Kickin' It Jun 2014 | Page 5

Main Course – Guinness Corned Beef and Cabbage

Ingredients:

•2 pounds red potatoes, quartered

•1 pound carrots, cut into 3-inch pieces

•2 celery ribs, cut into 3-inch pieces

•1 small onion, quartered

•1 corned beef brisket with spice packet (3 to 3-1/2 pounds)

•8 whole cloves

•6 whole peppercorns

•1 bay leaf

•1 bottle (12 ounces) Guinness stout or reduced-sodium beef broth

•1/2 small head cabbage, thinly sliced

•Prepared horseradish

Directions:

1. In a 6-qt. slow cooker, combine potatoes, carrots, celery and onion. Add corned beef (discard spice packet or save for another use).

2. Place cloves, peppercorns and bay leaf on a double thickness of cheesecloth. Gather corners of cloth to enclose seasonings; tie securely with string. Place in slow cooker. Pour stout over top.

3. Cook, covered, on low 8-10 hours or until meat and vegetables are tender, adding cabbage during the last hour of cooking. Discard spice bag.

4. Cut beef diagonally across the grain into thin slices. Serve beef with vegetables and horseradish. Yield: 9 servings.

Dessert - Irish Creme Chocolate Trifle

Ingredients:

•1 package devil's food cake mix (regular size)

•1 cup refrigerated Irish creme nondairy creamer

•3-1/2 cups cold milk

•2 packages (3.9 ounces each) instant chocolate pudding mix

•3 cups whipped topping

•12 mint candies, chopped

Directions:

1.Prepare and bake cake according to package directions, using a greased 13-in. x 9-in. baking pan. Cool on a wire rack for 1 hour.

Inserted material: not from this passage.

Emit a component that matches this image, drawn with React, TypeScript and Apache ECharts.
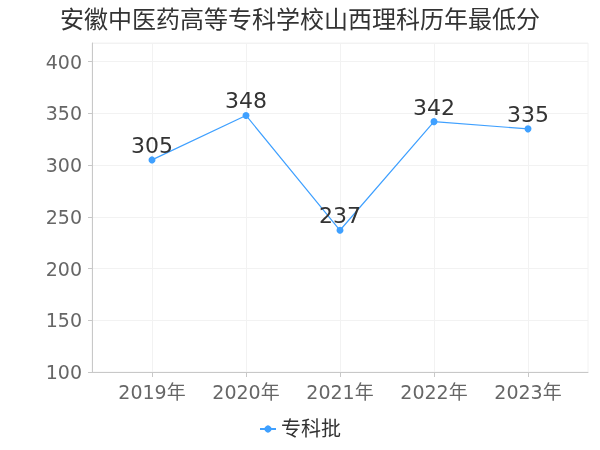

2.With a meat fork or wooden skewer, carefully poke holes in cake about 2 in. apart. Slowly pour creamer over cake; refrigerate for 1 hour.

3.In a large bowl, whisk the milk and pudding mixes for 2 minutes. Let stand for 2 minutes or until soft-set.

4.Cut cake into 1-1/2-in. cubes; place a third of the cubes in a 3-qt. glass bowl. Top with a third of the pudding, whipped topping and candies; repeat layers twice. Store in the refrigerator. Yield: 16 servings.